Placer County murder trial
In Serafini’s trial, Assistant Chief Deputy District Attorney Richard Miller told the jury that the ex-MLB player hated his wife’s wealthy parents because of an ongoing dispute over a $1.3 million loan. Miller said Serafini told others he was willing to pay $20,000 to have them killed.
The prosecutor said Serafini snuck into his in-laws’ Homewood residence on the west shore of Lake Tahoe while nobody was home. Miller told the jurors that Serafini hid inside the home and waited a few hours, before he ambushed the married couple and shot them as they watched TV.
Serafini then left the home on foot to meet with Scott, who had been waiting for him in the getaway car to drive back to Nevada.
In February 2025, Scott pleaded guilty to a felony charge of being an accessory after the fact in the crime as part of the plea deal with the Placer County District Attorney’s Office. After entering her guilty plea, Scott was released from jail as she awaited to testify in Serafini’s trial.
The maximum sentence for the accessory charge is three years in jail. She had already served most of the sentence, including credits for good behavior in jail, while awaiting trial.
On Monday, Horst said Scott would need about 170 additional days in jail to complete that maximum sentence. He said Scott would then be released from jail without having to serve any probation time. The judge agreed with the prosecutor and Scott’s defense attorney, Thomas Viloria, to order Scott to serve two years of probation.
Serafini’s marriage
Serafini married Erin Spohr, the shooting victims’ eldest daughter, in 2011. Erin Spohr testified in the trial this past summer that her parents forced Serafini to sign a post-nuptial agreement a year after the wedding, an agreement that means he wouldn’t get any of his wife’s money if the marriage were to end.
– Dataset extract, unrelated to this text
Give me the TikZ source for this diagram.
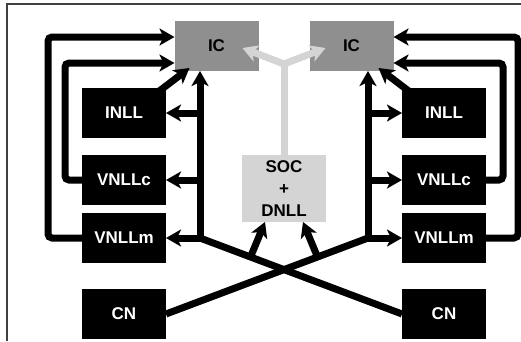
\documentclass[tikz,border=0pt]{standalone}
\usepackage{fontspec}
\setmainfont{Liberation Sans}
\usetikzlibrary{arrows.meta,calc}
\definecolor{icgray}{RGB}{143,143,143}
\definecolor{socgray}{RGB}{212,212,212}

\begin{document}
\begin{tikzpicture}[x=1pt,y=-1pt,line width=7pt,>={Stealth[length=15pt,width=17pt,inset=4pt]},
  blk/.style={fill=black,text=white,minimum width=84pt,minimum height=50pt,inner sep=0pt,outer sep=0pt,font=\fontsize{17}{22}\selectfont\bfseries},
  icbox/.style={blk,fill=icgray,text=black},
  socbox/.style={blk,fill=socgray,text=black,minimum height=67pt,align=center},
  socline/.style={socgray,line width=7pt}]
  \useasboundingbox (0,0) rectangle (521,341);
  \draw[line width=1.2pt,black!75] (7,341) -- (7,4) -- (521,4);
  \node[icbox] (icL) at (216.5,46){IC};
  \node[icbox] (icR) at (351.5,46){IC};
  \node[blk] (inllL) at (124,113){INLL};
  \node[blk] (vnllcL) at (124,180){VNLLc};
  \node[blk] (vnllmL) at (124,238){VNLLm};
  \node[blk] (cnL) at (124,314){CN};
  \node[blk] (inllR) at (444,113){INLL};
  \node[blk] (vnllcR) at (444,180){VNLLc};
  \node[blk] (vnllmR) at (444,238){VNLLm};
  \node[blk] (cnR) at (444,314){CN};
  \node[socbox] (soc) at (284,188.5){SOC\\+\\DNLL};
  \coordinate (tL) at (200,238);
  \coordinate (tR) at (368,238);
  \coordinate (fork) at (284,64);
  \draw[socline] (soc.north) -- (fork);
  \draw[socline,<->] ($(icL.east)+(-16,2)$) -- (fork) -- ($(icR.west)+(16,2)$);
  \draw[->] (tL) -- (tL |- icL.south);
  \draw[->] (tL |- inllL) -- (inllL.east);
  \draw[->] (tL |- vnllcL) -- (vnllcL.east);
  \draw[->] (tL) -- (vnllmL.east);
  \draw[->] (tR) -- (tR |- icR.south);
  \draw[->] (tR |- inllR) -- (inllR.west);
  \draw[->] (tR |- vnllcR) -- (vnllcR.west);
  \draw[->] (tR) -- (vnllmR.west);
  \draw[->,rounded corners=4pt] (vnllmL.west) -- ++(-34,0) |- ($(icL.west)+(0,-9)$);
  \draw[->,rounded corners=4pt] (vnllcL.west) -- ++(-17,0) |- ($(icL.west)+(0,17)$);
  \draw[->,rounded corners=4pt] (vnllmR.east) -- ++(32,0) |- ($(icR.east)+(0,-9)$);
  \draw[->,rounded corners=4pt] (vnllcR.east) -- ++(17,0) |- ($(icR.east)+(0,17)$);
  \draw[->] ($(inllL.north east)+(-8,4)$) -- ($(icL.south west)+(15,-3)$);
  \draw[->] ($(inllR.north west)+(8,4)$) -- ($(icR.south east)+(-15,-3)$);
  \draw (tL) -- (cnR.west);
  \draw (tR) -- (cnL.east);
  \draw[->] ($(tL)!0.25!(cnR.west)$) -- ($(soc.south)+(-19,0)$);
  \draw[->] ($(tR)!0.25!(cnL.east)$) -- ($(soc.south)+(19,0)$);
\end{tikzpicture}
\end{document}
Erin Spohr testified that her relationship with her late parents “was always a little tumultuous,” and she and her husband had heated arguments with her parents over money. The former MLB pitcher’s wife said that she and her parents always made up.
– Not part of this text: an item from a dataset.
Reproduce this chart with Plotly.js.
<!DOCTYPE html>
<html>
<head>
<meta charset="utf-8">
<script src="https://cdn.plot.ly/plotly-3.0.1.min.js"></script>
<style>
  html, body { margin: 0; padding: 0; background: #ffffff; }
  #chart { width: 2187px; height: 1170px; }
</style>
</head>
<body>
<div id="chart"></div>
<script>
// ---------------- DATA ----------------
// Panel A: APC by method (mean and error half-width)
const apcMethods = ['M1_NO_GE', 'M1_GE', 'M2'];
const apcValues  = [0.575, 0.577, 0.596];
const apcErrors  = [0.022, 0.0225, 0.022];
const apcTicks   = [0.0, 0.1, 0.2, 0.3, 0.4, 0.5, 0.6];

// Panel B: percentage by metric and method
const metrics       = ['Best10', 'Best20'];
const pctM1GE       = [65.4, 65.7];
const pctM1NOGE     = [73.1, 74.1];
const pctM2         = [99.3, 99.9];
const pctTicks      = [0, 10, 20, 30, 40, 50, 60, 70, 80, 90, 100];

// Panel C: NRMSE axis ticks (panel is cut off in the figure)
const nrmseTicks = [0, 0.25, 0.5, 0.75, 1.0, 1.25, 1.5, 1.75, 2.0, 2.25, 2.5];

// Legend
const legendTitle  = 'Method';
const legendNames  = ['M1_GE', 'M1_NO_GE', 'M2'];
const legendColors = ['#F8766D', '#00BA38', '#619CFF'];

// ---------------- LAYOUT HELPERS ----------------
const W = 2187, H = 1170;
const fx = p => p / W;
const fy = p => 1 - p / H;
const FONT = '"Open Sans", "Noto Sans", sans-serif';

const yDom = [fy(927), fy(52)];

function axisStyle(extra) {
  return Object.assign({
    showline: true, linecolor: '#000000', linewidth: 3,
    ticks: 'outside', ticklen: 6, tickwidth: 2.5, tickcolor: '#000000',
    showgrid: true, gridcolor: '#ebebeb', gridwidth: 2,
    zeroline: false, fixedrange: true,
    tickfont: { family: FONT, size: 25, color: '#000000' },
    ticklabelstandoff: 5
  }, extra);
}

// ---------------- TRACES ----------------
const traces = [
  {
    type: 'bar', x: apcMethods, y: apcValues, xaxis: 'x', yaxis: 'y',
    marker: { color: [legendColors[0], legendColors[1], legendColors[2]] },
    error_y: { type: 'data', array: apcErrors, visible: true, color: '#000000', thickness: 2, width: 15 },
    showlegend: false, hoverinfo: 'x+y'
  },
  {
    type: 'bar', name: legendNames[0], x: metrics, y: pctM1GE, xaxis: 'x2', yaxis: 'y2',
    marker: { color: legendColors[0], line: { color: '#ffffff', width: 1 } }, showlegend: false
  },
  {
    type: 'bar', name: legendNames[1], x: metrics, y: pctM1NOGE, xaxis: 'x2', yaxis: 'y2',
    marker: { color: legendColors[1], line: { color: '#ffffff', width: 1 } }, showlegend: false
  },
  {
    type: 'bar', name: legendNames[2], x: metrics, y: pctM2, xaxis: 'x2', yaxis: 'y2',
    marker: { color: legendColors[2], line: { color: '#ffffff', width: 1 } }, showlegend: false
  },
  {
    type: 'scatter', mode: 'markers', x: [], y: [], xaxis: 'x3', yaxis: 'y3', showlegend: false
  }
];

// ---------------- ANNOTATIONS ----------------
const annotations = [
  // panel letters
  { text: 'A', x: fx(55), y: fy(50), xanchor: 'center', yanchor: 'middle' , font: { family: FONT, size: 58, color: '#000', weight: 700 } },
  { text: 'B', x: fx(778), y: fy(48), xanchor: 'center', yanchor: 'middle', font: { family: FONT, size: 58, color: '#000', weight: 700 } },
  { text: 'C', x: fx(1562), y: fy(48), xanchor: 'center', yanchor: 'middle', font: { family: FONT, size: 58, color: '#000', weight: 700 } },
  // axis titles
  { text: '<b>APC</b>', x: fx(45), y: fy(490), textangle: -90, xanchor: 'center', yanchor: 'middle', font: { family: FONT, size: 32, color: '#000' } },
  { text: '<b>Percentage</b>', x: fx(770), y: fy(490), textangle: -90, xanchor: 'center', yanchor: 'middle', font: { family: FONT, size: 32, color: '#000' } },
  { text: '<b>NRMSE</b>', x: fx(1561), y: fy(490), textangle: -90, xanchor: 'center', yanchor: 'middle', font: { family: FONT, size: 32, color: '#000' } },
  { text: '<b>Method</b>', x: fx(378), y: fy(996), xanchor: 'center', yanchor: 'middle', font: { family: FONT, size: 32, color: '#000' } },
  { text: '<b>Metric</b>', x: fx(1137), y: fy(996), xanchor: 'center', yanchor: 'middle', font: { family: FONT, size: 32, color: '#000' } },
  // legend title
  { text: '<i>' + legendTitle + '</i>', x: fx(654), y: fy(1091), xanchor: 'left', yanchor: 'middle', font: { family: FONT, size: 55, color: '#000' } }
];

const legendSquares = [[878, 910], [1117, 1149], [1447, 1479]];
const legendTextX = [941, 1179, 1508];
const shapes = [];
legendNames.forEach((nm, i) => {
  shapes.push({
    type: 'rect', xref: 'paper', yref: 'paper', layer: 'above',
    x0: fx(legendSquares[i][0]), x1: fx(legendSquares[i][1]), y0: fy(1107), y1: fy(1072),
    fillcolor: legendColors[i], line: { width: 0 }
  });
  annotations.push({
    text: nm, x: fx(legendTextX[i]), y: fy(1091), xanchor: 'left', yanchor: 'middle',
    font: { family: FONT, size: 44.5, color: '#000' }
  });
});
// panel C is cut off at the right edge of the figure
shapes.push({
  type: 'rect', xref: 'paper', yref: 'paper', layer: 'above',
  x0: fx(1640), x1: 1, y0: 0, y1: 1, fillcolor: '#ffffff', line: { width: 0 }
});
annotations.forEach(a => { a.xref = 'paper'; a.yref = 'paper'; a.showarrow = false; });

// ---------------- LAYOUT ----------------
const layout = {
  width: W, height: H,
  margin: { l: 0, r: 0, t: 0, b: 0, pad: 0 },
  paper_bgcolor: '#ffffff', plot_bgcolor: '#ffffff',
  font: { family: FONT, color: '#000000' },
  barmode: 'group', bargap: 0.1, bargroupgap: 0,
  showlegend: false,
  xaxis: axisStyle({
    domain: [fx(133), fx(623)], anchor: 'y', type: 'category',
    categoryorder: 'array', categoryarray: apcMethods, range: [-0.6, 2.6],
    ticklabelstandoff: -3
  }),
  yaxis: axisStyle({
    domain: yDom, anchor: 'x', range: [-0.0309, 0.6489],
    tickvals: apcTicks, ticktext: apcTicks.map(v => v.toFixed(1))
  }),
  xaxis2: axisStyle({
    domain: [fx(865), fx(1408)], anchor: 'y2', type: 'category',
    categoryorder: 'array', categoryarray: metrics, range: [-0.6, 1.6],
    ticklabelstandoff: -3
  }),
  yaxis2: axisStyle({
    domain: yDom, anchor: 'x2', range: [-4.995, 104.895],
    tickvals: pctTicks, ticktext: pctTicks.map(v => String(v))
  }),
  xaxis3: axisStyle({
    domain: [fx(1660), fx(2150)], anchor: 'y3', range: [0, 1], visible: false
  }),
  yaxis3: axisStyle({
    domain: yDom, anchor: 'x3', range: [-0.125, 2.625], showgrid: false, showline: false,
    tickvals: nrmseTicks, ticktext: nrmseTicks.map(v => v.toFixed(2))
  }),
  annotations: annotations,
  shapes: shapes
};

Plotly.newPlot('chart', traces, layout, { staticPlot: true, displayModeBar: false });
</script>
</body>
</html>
Scott and Erin Spohr were friends after meeting at Spohr’s horse ranch business, which was in part funded by the $1.3 million loan from her parents. Scott worked odd jobs for Serafini and his wife, including working as a nanny for the couple’s two small children.
Scott testified that she began an affair with Serafini in October 2021, about five months after the deadly shooting. She said the affair continued up until their arrest two years later. She said they continued to communicate while in custody via “jail kites,” hand-written messages in which he would offer emotional support and she would express her devotion to him.
In court, Spohr said she and her husband had an open marriage. She told the jury her husband told her he had sex with Scott. Spohr testified she now feels “deceived” by Scott for not revealing the true nature of the relationship she had with Serafini. She said she doesn’t feel as deceived by her husband over his affair with Scott, and she still trusts him “100 percent.”
Serafini was drafted in 1992 by the Minnesota Twins. A left-handed pitcher, he also played for the Chicago Cubs, San Diego Padres, Pittsburgh Pirates, Cincinnati Reds and Colorado Rockies, according to Baseball Reference. He played his last professional game in 2007 before being suspended for 50 games after failing a drug test, according to an ESPN report. Two years later, he played for Italy in the World Baseball Classic.